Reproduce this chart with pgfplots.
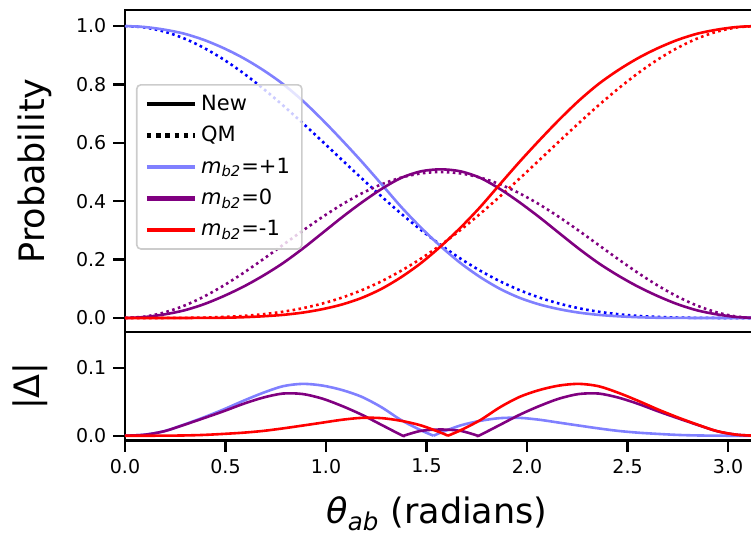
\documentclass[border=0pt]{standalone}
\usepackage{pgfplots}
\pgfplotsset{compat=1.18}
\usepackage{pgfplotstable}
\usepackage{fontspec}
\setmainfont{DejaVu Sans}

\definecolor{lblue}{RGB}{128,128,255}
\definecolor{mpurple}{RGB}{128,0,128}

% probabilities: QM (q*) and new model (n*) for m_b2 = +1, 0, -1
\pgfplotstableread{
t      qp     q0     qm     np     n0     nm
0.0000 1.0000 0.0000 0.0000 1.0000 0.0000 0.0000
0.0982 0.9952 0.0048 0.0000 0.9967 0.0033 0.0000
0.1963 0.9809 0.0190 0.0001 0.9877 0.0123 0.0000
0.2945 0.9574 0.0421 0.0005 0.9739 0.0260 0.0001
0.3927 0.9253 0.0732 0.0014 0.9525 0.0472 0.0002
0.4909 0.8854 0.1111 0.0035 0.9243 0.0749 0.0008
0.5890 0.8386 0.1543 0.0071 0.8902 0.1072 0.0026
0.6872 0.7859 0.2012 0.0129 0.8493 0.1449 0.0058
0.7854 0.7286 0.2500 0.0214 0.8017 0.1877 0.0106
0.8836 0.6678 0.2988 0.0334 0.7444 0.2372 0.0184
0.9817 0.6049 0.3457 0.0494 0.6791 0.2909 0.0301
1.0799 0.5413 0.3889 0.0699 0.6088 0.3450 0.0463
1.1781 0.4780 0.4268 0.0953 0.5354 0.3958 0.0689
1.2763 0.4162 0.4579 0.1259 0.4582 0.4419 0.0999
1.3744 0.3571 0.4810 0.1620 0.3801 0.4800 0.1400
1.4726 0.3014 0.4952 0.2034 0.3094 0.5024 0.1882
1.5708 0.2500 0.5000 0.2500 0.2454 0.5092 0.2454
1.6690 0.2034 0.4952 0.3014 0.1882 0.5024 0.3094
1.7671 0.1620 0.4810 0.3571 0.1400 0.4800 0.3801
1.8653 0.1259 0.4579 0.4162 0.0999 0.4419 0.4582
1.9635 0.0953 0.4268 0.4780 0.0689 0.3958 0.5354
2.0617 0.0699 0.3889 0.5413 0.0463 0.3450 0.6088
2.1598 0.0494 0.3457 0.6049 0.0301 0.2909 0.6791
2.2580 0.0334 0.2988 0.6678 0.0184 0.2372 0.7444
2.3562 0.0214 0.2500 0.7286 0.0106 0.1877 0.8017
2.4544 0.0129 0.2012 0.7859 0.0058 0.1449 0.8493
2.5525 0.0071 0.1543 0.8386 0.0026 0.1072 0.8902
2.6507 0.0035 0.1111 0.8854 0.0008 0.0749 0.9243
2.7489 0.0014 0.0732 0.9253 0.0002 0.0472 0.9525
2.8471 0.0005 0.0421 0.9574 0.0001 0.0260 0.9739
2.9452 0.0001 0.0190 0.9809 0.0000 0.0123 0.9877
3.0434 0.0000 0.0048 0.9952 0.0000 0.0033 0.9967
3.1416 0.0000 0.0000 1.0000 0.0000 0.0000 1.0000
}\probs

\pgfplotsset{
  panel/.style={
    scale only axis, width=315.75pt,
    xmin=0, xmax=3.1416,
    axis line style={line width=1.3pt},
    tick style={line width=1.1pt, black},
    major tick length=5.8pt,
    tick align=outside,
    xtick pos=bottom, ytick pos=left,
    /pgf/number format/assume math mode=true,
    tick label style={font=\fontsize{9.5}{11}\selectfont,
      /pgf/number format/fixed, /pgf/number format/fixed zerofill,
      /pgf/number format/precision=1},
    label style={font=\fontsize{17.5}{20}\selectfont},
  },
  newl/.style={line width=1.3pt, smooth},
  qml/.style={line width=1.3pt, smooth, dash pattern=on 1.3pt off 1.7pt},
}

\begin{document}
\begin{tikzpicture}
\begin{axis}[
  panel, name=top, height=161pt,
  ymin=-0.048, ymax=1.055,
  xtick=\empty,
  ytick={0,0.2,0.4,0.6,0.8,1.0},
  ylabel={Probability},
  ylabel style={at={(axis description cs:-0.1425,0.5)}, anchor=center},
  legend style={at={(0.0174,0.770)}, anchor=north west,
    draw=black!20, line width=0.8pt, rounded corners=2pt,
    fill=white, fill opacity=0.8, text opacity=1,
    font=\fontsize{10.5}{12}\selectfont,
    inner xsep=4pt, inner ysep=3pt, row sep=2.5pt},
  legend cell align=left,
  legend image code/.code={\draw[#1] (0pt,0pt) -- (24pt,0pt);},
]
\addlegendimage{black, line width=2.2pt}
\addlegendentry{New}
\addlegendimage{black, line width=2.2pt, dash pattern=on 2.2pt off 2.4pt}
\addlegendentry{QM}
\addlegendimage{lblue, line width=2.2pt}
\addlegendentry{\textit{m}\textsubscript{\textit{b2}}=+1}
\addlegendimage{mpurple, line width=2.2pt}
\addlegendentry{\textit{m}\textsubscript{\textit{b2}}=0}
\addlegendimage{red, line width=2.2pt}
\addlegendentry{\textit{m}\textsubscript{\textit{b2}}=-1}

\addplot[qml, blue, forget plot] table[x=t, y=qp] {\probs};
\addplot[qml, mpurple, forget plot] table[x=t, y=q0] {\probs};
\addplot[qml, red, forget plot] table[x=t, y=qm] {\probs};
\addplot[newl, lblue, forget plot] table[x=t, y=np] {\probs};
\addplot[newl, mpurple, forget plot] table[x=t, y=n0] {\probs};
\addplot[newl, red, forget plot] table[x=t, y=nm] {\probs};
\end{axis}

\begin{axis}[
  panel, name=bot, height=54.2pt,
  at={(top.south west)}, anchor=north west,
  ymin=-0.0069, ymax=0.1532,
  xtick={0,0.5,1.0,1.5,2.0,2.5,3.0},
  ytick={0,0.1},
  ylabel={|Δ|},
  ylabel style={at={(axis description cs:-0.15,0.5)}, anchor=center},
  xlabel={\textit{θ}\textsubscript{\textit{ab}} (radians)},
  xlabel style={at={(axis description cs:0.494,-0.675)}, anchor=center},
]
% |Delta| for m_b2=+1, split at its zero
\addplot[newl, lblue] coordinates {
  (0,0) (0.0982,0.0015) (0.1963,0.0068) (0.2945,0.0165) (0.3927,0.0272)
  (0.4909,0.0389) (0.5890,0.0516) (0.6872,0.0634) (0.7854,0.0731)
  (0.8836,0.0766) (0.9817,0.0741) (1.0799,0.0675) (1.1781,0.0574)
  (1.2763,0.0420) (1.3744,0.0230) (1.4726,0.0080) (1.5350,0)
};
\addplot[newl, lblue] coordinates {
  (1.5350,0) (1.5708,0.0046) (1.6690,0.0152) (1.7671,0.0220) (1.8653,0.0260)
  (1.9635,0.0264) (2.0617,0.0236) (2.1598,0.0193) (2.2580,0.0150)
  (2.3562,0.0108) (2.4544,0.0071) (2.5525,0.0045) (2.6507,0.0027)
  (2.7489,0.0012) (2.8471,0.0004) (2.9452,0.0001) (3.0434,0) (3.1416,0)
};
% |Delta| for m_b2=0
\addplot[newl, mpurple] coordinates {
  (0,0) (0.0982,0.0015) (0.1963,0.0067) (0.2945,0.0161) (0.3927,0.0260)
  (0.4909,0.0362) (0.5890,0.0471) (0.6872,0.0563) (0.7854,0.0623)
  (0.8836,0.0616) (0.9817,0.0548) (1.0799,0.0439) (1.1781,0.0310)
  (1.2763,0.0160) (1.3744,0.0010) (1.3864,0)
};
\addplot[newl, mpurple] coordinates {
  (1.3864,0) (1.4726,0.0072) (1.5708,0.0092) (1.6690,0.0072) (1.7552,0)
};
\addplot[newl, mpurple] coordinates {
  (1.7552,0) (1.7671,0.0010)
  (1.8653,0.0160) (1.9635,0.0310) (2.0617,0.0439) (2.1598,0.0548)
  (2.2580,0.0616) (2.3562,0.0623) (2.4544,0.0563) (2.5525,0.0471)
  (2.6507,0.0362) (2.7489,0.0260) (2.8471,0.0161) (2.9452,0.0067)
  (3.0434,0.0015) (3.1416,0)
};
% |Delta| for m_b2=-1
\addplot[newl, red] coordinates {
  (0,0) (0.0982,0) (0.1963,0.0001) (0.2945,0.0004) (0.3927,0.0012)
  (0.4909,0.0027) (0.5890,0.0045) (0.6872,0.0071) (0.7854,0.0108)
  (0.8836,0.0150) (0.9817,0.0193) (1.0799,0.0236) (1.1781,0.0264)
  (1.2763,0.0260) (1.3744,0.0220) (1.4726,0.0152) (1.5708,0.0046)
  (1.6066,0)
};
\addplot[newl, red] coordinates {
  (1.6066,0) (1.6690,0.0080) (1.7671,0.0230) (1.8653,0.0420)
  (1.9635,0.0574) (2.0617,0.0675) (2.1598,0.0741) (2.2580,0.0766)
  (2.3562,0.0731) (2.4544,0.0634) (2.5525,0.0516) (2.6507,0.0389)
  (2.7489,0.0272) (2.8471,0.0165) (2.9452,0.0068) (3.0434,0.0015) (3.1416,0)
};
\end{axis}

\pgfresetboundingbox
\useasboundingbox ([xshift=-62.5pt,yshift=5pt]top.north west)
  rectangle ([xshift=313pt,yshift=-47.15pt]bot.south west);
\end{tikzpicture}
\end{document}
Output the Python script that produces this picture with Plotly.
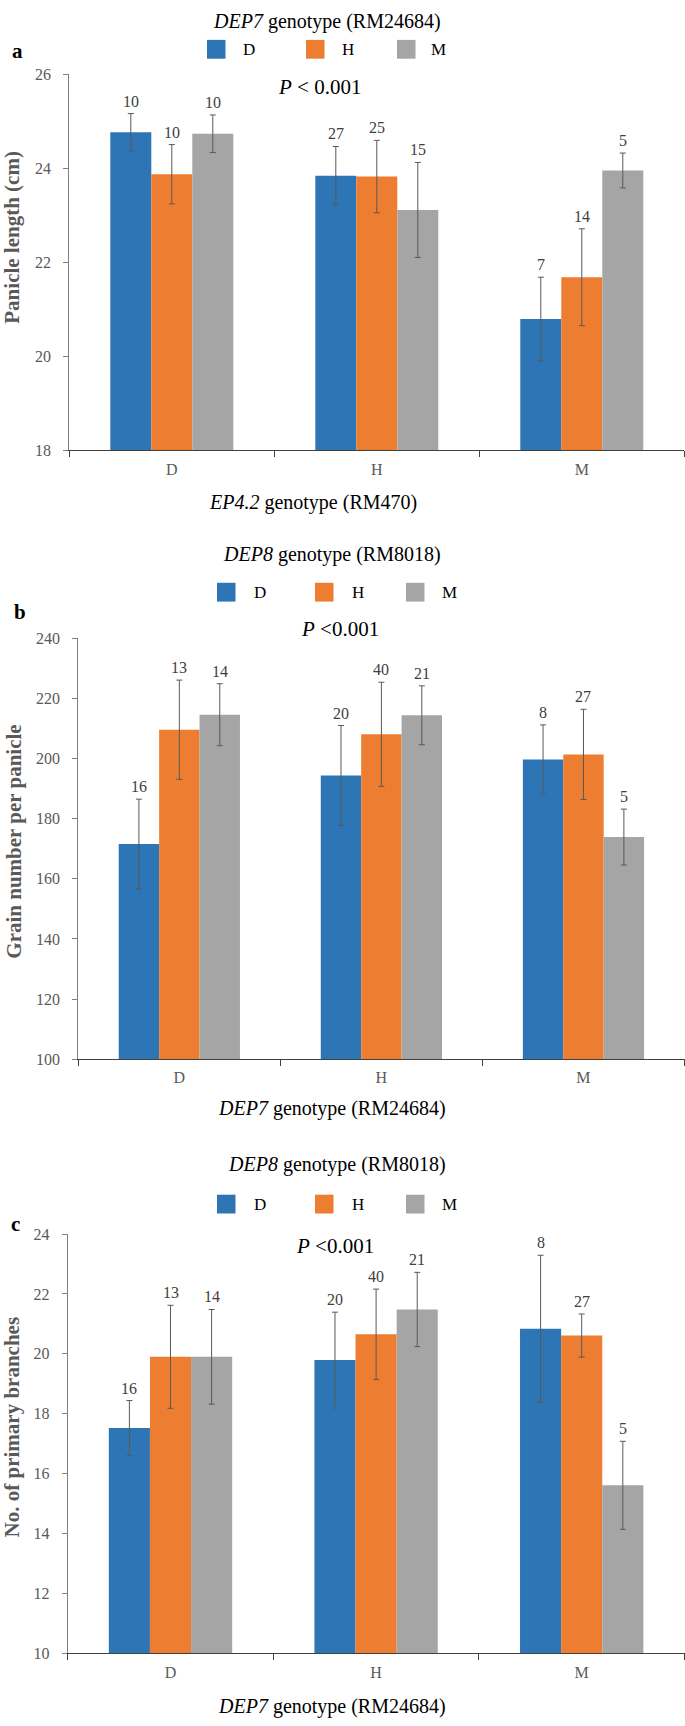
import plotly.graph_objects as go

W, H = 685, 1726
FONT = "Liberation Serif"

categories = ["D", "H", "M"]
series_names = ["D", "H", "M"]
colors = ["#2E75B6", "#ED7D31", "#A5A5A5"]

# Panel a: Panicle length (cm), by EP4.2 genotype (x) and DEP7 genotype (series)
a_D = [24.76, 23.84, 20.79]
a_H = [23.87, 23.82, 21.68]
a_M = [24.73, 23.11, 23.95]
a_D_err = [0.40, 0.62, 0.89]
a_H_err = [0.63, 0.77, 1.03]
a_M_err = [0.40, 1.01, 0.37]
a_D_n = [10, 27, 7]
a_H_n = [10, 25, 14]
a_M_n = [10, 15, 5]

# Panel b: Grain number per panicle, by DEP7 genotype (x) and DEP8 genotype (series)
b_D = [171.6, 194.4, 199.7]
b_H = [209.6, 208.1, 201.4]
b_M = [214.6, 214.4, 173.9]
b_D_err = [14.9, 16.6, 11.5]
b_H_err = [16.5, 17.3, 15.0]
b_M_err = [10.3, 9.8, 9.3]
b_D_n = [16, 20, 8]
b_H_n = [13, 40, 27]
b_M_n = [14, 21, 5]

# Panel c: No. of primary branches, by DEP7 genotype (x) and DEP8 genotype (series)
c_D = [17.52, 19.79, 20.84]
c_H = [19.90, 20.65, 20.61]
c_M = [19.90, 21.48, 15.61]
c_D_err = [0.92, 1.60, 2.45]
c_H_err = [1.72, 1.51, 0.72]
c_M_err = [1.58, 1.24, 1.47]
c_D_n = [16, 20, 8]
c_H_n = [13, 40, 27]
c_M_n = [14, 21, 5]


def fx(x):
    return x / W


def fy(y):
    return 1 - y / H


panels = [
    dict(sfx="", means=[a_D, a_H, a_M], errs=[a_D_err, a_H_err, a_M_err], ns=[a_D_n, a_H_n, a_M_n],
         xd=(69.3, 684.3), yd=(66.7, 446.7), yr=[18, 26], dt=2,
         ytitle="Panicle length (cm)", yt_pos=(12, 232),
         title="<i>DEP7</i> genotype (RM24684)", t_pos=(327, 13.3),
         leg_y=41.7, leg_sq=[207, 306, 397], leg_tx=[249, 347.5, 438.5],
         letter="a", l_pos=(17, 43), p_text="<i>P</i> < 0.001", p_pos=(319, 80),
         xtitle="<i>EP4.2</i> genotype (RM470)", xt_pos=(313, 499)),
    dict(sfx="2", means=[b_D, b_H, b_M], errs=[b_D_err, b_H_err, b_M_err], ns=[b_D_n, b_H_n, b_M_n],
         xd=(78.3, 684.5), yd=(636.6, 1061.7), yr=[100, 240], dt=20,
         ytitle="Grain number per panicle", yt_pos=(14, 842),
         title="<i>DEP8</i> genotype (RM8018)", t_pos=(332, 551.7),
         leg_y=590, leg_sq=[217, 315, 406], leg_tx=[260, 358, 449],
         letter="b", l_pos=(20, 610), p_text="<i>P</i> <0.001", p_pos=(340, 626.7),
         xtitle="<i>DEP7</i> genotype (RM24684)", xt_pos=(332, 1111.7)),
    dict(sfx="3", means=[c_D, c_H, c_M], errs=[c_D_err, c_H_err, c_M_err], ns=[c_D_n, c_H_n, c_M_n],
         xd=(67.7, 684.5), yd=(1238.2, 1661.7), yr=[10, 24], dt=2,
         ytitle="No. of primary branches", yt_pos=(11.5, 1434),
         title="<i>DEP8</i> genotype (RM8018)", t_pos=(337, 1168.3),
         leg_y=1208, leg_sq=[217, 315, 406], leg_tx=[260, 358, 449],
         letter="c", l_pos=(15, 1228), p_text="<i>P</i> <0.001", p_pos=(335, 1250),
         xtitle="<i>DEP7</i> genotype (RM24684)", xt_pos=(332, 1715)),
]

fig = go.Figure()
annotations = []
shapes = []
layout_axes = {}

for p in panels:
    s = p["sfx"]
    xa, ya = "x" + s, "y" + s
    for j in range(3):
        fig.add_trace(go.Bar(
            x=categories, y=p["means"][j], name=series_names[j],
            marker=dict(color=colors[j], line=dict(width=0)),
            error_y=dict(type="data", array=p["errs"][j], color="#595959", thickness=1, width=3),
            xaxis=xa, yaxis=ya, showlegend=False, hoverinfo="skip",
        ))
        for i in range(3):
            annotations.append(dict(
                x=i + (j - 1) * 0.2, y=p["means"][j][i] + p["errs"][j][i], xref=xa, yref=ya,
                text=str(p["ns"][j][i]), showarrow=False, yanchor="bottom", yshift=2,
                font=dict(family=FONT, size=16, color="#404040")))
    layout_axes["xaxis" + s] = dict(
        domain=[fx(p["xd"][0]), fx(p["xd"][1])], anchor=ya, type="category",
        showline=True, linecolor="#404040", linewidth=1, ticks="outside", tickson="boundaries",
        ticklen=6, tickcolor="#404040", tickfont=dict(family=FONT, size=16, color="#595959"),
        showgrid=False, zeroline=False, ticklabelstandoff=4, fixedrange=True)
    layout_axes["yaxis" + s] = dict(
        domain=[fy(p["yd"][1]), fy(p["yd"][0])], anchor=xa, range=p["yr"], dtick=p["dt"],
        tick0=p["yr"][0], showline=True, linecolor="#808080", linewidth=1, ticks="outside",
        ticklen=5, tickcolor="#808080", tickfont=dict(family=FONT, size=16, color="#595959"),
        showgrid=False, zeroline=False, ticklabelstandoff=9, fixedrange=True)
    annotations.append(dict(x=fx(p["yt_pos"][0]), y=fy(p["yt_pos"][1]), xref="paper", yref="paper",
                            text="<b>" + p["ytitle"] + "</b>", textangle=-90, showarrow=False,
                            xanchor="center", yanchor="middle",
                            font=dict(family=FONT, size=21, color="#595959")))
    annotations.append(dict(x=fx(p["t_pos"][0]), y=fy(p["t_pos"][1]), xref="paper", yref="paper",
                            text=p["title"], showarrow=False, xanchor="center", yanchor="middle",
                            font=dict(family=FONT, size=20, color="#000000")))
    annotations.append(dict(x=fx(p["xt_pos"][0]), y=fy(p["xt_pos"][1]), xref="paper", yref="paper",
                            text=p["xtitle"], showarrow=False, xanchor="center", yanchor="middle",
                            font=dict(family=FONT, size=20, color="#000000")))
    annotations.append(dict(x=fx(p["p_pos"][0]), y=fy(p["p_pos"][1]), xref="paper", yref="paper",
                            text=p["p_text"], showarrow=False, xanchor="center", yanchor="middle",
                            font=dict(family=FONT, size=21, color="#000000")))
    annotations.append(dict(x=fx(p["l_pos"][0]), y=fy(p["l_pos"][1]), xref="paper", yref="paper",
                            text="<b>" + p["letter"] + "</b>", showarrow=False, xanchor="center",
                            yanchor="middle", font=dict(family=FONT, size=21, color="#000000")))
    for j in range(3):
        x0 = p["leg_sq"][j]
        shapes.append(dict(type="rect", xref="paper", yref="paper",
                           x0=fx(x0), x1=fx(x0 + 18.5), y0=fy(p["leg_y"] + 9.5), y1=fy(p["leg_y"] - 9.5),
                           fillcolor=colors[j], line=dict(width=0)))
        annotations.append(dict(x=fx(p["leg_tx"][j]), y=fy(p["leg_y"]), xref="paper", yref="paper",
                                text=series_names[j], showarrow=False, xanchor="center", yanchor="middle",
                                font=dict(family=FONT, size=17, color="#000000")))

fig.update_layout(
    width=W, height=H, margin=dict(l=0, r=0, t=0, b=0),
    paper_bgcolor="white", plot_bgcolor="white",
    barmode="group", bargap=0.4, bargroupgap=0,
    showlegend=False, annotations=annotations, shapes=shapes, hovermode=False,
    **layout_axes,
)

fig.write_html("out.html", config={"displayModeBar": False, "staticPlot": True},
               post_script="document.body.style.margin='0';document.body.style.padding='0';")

◆ Short problem:
In the listing above, find the line containing "Output the Python" and the line containing "return 1 - y / H", then write out both of them and every line between, exactly, with no pictures.

◆ Expected answer:
Output the Python script that produces this picture with Plotly.
import plotly.graph_objects as go

W, H = 685, 1726
FONT = "Liberation Serif"

categories = ["D", "H", "M"]
series_names = ["D", "H", "M"]
colors = ["#2E75B6", "#ED7D31", "#A5A5A5"]

# Panel a: Panicle length (cm), by EP4.2 genotype (x) and DEP7 genotype (series)
a_D = [24.76, 23.84, 20.79]
a_H = [23.87, 23.82, 21.68]
a_M = [24.73, 23.11, 23.95]
a_D_err = [0.40, 0.62, 0.89]
a_H_err = [0.63, 0.77, 1.03]
a_M_err = [0.40, 1.01, 0.37]
a_D_n = [10, 27, 7]
a_H_n = [10, 25, 14]
a_M_n = [10, 15, 5]

# Panel b: Grain number per panicle, by DEP7 genotype (x) and DEP8 genotype (series)
b_D = [171.6, 194.4, 199.7]
b_H = [209.6, 208.1, 201.4]
b_M = [214.6, 214.4, 173.9]
b_D_err = [14.9, 16.6, 11.5]
b_H_err = [16.5, 17.3, 15.0]
b_M_err = [10.3, 9.8, 9.3]
b_D_n = [16, 20, 8]
b_H_n = [13, 40, 27]
b_M_n = [14, 21, 5]

# Panel c: No. of primary branches, by DEP7 genotype (x) and DEP8 genotype (series)
c_D = [17.52, 19.79, 20.84]
c_H = [19.90, 20.65, 20.61]
c_M = [19.90, 21.48, 15.61]
c_D_err = [0.92, 1.60, 2.45]
c_H_err = [1.72, 1.51, 0.72]
c_M_err = [1.58, 1.24, 1.47]
c_D_n = [16, 20, 8]
c_H_n = [13, 40, 27]
c_M_n = [14, 21, 5]


def fx(x):
    return x / W


def fy(y):
    return 1 - y / H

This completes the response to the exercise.